> _Supplied information_:
○ ○ ○ ○

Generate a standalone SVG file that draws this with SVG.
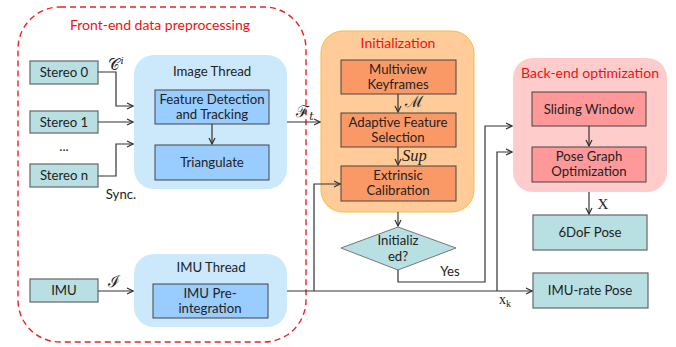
<svg xmlns="http://www.w3.org/2000/svg" width="676" height="347" viewBox="0 0 676 347">
<defs>
<marker id="ah" markerWidth="8" markerHeight="8" refX="7" refY="4" orient="auto" markerUnits="userSpaceOnUse">
<path d="M1,1 L7,4 L1,7" fill="none" stroke="#333" stroke-width="1.2"/>
</marker>
<style>
text{font-family:Lato,"Noto Sans",sans-serif;font-size:13.2px;fill:#222;text-anchor:middle}
.red{fill:#ee1111}
.math{font-family:"DejaVu Serif","Liberation Serif",serif;font-size:16px}
.it{font-family:"Liberation Serif",serif;font-style:italic;font-size:16.5px;text-anchor:start}
.src{fill:#b8dfe1;stroke:#666;stroke-width:1.2}
.blue{fill:#99ccff;stroke:#444;stroke-width:1}
.org{fill:#fb9966;stroke:#444;stroke-width:1}
.pink{fill:#ff9999;stroke:#444;stroke-width:1}
.c{fill:none;stroke:#333;stroke-width:1.2}
</style>
</defs>
<rect x="18" y="7" width="288" height="335" rx="42" fill="none" stroke="#ee2222" stroke-width="1.4" stroke-dasharray="6,4"/>
<text class="red" x="160" y="30" style="font-size:14px">Front-end data preprocessing</text>

<g id="stereo0"><rect class="src" x="30" y="61" width="68" height="23"/><text x="64" y="77">Stereo 0</text></g>
<g id="stereo1"><rect class="src" x="30" y="111" width="68" height="22"/><text x="64" y="127">Stereo 1</text></g>
<text x="64" y="151">...</text>
<g id="stereon"><rect class="src" x="30" y="164" width="68" height="23"/><text x="64" y="180">Stereo n</text></g>
<text x="121" y="199">Sync.</text>

<g id="imagethread">
<rect x="134" y="55" width="153" height="134" rx="20" fill="#cce9fb"/>
<text x="212" y="76">Image Thread</text>
<rect class="blue" x="155" y="90" width="114" height="34"/>
<text x="212" y="104">Feature Detection</text><text x="212" y="119">and Tracking</text>
<rect class="blue" x="155" y="145" width="114" height="35"/>
<text x="212" y="167">Triangulate</text>
</g>

<g id="imu"><rect class="src" x="30" y="279" width="68" height="23"/><text x="64" y="295">IMU</text></g>
<g id="imuthread">
<rect x="134" y="254" width="153" height="73" rx="20" fill="#cce9fb"/>
<text x="211" y="272">IMU Thread</text>
<rect class="blue" x="153" y="284" width="115" height="34"/>
<text x="210" y="298">IMU Pre-</text><text x="210" y="313">integration</text>
</g>

<g id="initialization">
<rect x="321" y="31" width="153" height="181" rx="22" fill="#ffcc99" stroke="#f5bb44" stroke-width="1"/>
<text class="red" x="398" y="48" style="font-size:14px">Initialization</text>
<rect class="org" x="341" y="60" width="115" height="34"/>
<text x="398" y="74">Multiview</text><text x="398" y="89">Keyframes</text>
<rect class="org" x="341" y="113" width="115" height="34"/>
<text x="398" y="127">Adaptive Feature</text><text x="398" y="142">Selection</text>
<rect class="org" x="341" y="166" width="115" height="35"/>
<text x="398" y="180">Extrinsic</text><text x="398" y="195">Calibration</text>
</g>

<g id="decision">
<polygon points="341,248 398,227 456,248 398,270" fill="#b8dfe1" stroke="#777" stroke-width="1"/>
<text x="398" y="245">Initializ</text><text x="398" y="261">ed?</text>
</g>

<g id="backend">
<rect x="513" y="58" width="154" height="134" rx="20" fill="#ffcccc"/>
<text class="red" x="590" y="78" style="font-size:14px">Back-end optimization</text>
<rect class="pink" x="532" y="92" width="114" height="34"/>
<text x="589" y="114">Sliding Window</text>
<rect class="pink" x="532" y="147" width="114" height="35"/>
<text x="589" y="161">Pose Graph</text><text x="589" y="176">Optimization</text>
</g>

<g id="pose6dof"><rect class="src" x="533" y="215" width="114" height="35"/><text x="590" y="237">6DoF Pose</text></g>
<g id="imuratepose"><rect class="src" x="533" y="273" width="115" height="35"/><text x="590" y="295">IMU-rate Pose</text></g>

<g id="connectors">
<polyline class="c" points="98,72 116,72 116,106 133,106" marker-end="url(#ah)"/>
<line class="c" x1="98" y1="122" x2="133" y2="122" marker-end="url(#ah)"/>
<polyline class="c" points="98,176 116,176 116,144 133,144" marker-end="url(#ah)"/>
<line class="c" x1="212" y1="124" x2="212" y2="144" marker-end="url(#ah)"/>
<line class="c" x1="98" y1="291" x2="133" y2="291" marker-end="url(#ah)"/>
<line class="c" x1="287" y1="122" x2="320" y2="122" marker-end="url(#ah)"/>
<line class="c" x1="398" y1="94" x2="398" y2="112" marker-end="url(#ah)"/>
<line class="c" x1="398" y1="147" x2="398" y2="165" marker-end="url(#ah)"/>
<line class="c" x1="398" y1="212" x2="398" y2="226" marker-end="url(#ah)"/>
<line class="c" x1="287" y1="291" x2="532" y2="291" marker-end="url(#ah)"/>
<polyline class="c" points="314,291 314,184 340,184" marker-end="url(#ah)"/>
<polyline class="c" points="497,291 497,152 512,152" marker-end="url(#ah)"/>
<polyline class="c" points="398,270 398,282 485,282 485,126 512,126" marker-end="url(#ah)"/>
<line class="c" x1="589" y1="126" x2="589" y2="146" marker-end="url(#ah)"/>
<line class="c" x1="589" y1="192" x2="589" y2="214" marker-end="url(#ah)"/>
</g>

<text class="math" x="116" y="70">𝒞<tspan style="font-size:10px;font-style:italic" dy="-6">i</tspan></text>
<text class="math" x="305" y="117">ℱ<tspan style="font-size:11px;font-style:italic" dy="3">t</tspan></text>
<text class="math" x="414" y="107">ℳ</text>
<text class="it" x="402" y="161">Sup</text>
<text class="math" x="114" y="287">ℐ</text>
<text x="450" y="276">Yes</text>
<text style="font-family:'Liberation Serif',serif;font-size:15px" x="603" y="209">X</text>
<text style="font-family:'Liberation Serif',serif;font-size:14px" x="505" y="304">x<tspan style="font-size:10px" dy="3">k</tspan></text>
</svg>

○ ○ ○ ○

> _Required work_:
Repeat the data exactly in full, omitting its pictures.

> _The completed task_:
Generate a standalone SVG file that draws this with SVG.
<svg xmlns="http://www.w3.org/2000/svg" width="676" height="347" viewBox="0 0 676 347">
<defs>
<marker id="ah" markerWidth="8" markerHeight="8" refX="7" refY="4" orient="auto" markerUnits="userSpaceOnUse">
<path d="M1,1 L7,4 L1,7" fill="none" stroke="#333" stroke-width="1.2"/>
</marker>
<style>
text{font-family:Lato,"Noto Sans",sans-serif;font-size:13.2px;fill:#222;text-anchor:middle}
.red{fill:#ee1111}
.math{font-family:"DejaVu Serif","Liberation Serif",serif;font-size:16px}
.it{font-family:"Liberation Serif",serif;font-style:italic;font-size:16.5px;text-anchor:start}
.src{fill:#b8dfe1;stroke:#666;stroke-width:1.2}
.blue{fill:#99ccff;stroke:#444;stroke-width:1}
.org{fill:#fb9966;stroke:#444;stroke-width:1}
.pink{fill:#ff9999;stroke:#444;stroke-width:1}
.c{fill:none;stroke:#333;stroke-width:1.2}
</style>
</defs>
<rect x="18" y="7" width="288" height="335" rx="42" fill="none" stroke="#ee2222" stroke-width="1.4" stroke-dasharray="6,4"/>
<text class="red" x="160" y="30" style="font-size:14px">Front-end data preprocessing</text>

<g id="stereo0"><rect class="src" x="30" y="61" width="68" height="23"/><text x="64" y="77">Stereo 0</text></g>
<g id="stereo1"><rect class="src" x="30" y="111" width="68" height="22"/><text x="64" y="127">Stereo 1</text></g>
<text x="64" y="151">...</text>
<g id="stereon"><rect class="src" x="30" y="164" width="68" height="23"/><text x="64" y="180">Stereo n</text></g>
<text x="121" y="199">Sync.</text>

<g id="imagethread">
<rect x="134" y="55" width="153" height="134" rx="20" fill="#cce9fb"/>
<text x="212" y="76">Image Thread</text>
<rect class="blue" x="155" y="90" width="114" height="34"/>
<text x="212" y="104">Feature Detection</text><text x="212" y="119">and Tracking</text>
<rect class="blue" x="155" y="145" width="114" height="35"/>
<text x="212" y="167">Triangulate</text>
</g>

<g id="imu"><rect class="src" x="30" y="279" width="68" height="23"/><text x="64" y="295">IMU</text></g>
<g id="imuthread">
<rect x="134" y="254" width="153" height="73" rx="20" fill="#cce9fb"/>
<text x="211" y="272">IMU Thread</text>
<rect class="blue" x="153" y="284" width="115" height="34"/>
<text x="210" y="298">IMU Pre-</text><text x="210" y="313">integration</text>
</g>

<g id="initialization">
<rect x="321" y="31" width="153" height="181" rx="22" fill="#ffcc99" stroke="#f5bb44" stroke-width="1"/>
<text class="red" x="398" y="48" style="font-size:14px">Initialization</text>
<rect class="org" x="341" y="60" width="115" height="34"/>
<text x="398" y="74">Multiview</text><text x="398" y="89">Keyframes</text>
<rect class="org" x="341" y="113" width="115" height="34"/>
<text x="398" y="127">Adaptive Feature</text><text x="398" y="142">Selection</text>
<rect class="org" x="341" y="166" width="115" height="35"/>
<text x="398" y="180">Extrinsic</text><text x="398" y="195">Calibration</text>
</g>

<g id="decision">
<polygon points="341,248 398,227 456,248 398,270" fill="#b8dfe1" stroke="#777" stroke-width="1"/>
<text x="398" y="245">Initializ</text><text x="398" y="261">ed?</text>
</g>

<g id="backend">
<rect x="513" y="58" width="154" height="134" rx="20" fill="#ffcccc"/>
<text class="red" x="590" y="78" style="font-size:14px">Back-end optimization</text>
<rect class="pink" x="532" y="92" width="114" height="34"/>
<text x="589" y="114">Sliding Window</text>
<rect class="pink" x="532" y="147" width="114" height="35"/>
<text x="589" y="161">Pose Graph</text><text x="589" y="176">Optimization</text>
</g>

<g id="pose6dof"><rect class="src" x="533" y="215" width="114" height="35"/><text x="590" y="237">6DoF Pose</text></g>
<g id="imuratepose"><rect class="src" x="533" y="273" width="115" height="35"/><text x="590" y="295">IMU-rate Pose</text></g>

<g id="connectors">
<polyline class="c" points="98,72 116,72 116,106 133,106" marker-end="url(#ah)"/>
<line class="c" x1="98" y1="122" x2="133" y2="122" marker-end="url(#ah)"/>
<polyline class="c" points="98,176 116,176 116,144 133,144" marker-end="url(#ah)"/>
<line class="c" x1="212" y1="124" x2="212" y2="144" marker-end="url(#ah)"/>
<line class="c" x1="98" y1="291" x2="133" y2="291" marker-end="url(#ah)"/>
<line class="c" x1="287" y1="122" x2="320" y2="122" marker-end="url(#ah)"/>
<line class="c" x1="398" y1="94" x2="398" y2="112" marker-end="url(#ah)"/>
<line class="c" x1="398" y1="147" x2="398" y2="165" marker-end="url(#ah)"/>
<line class="c" x1="398" y1="212" x2="398" y2="226" marker-end="url(#ah)"/>
<line class="c" x1="287" y1="291" x2="532" y2="291" marker-end="url(#ah)"/>
<polyline class="c" points="314,291 314,184 340,184" marker-end="url(#ah)"/>
<polyline class="c" points="497,291 497,152 512,152" marker-end="url(#ah)"/>
<polyline class="c" points="398,270 398,282 485,282 485,126 512,126" marker-end="url(#ah)"/>
<line class="c" x1="589" y1="126" x2="589" y2="146" marker-end="url(#ah)"/>
<line class="c" x1="589" y1="192" x2="589" y2="214" marker-end="url(#ah)"/>
</g>

<text class="math" x="116" y="70">𝒞<tspan style="font-size:10px;font-style:italic" dy="-6">i</tspan></text>
<text class="math" x="305" y="117">ℱ<tspan style="font-size:11px;font-style:italic" dy="3">t</tspan></text>
<text class="math" x="414" y="107">ℳ</text>
<text class="it" x="402" y="161">Sup</text>
<text class="math" x="114" y="287">ℐ</text>
<text x="450" y="276">Yes</text>
<text style="font-family:'Liberation Serif',serif;font-size:15px" x="603" y="209">X</text>
<text style="font-family:'Liberation Serif',serif;font-size:14px" x="505" y="304">x<tspan style="font-size:10px" dy="3">k</tspan></text>
</svg>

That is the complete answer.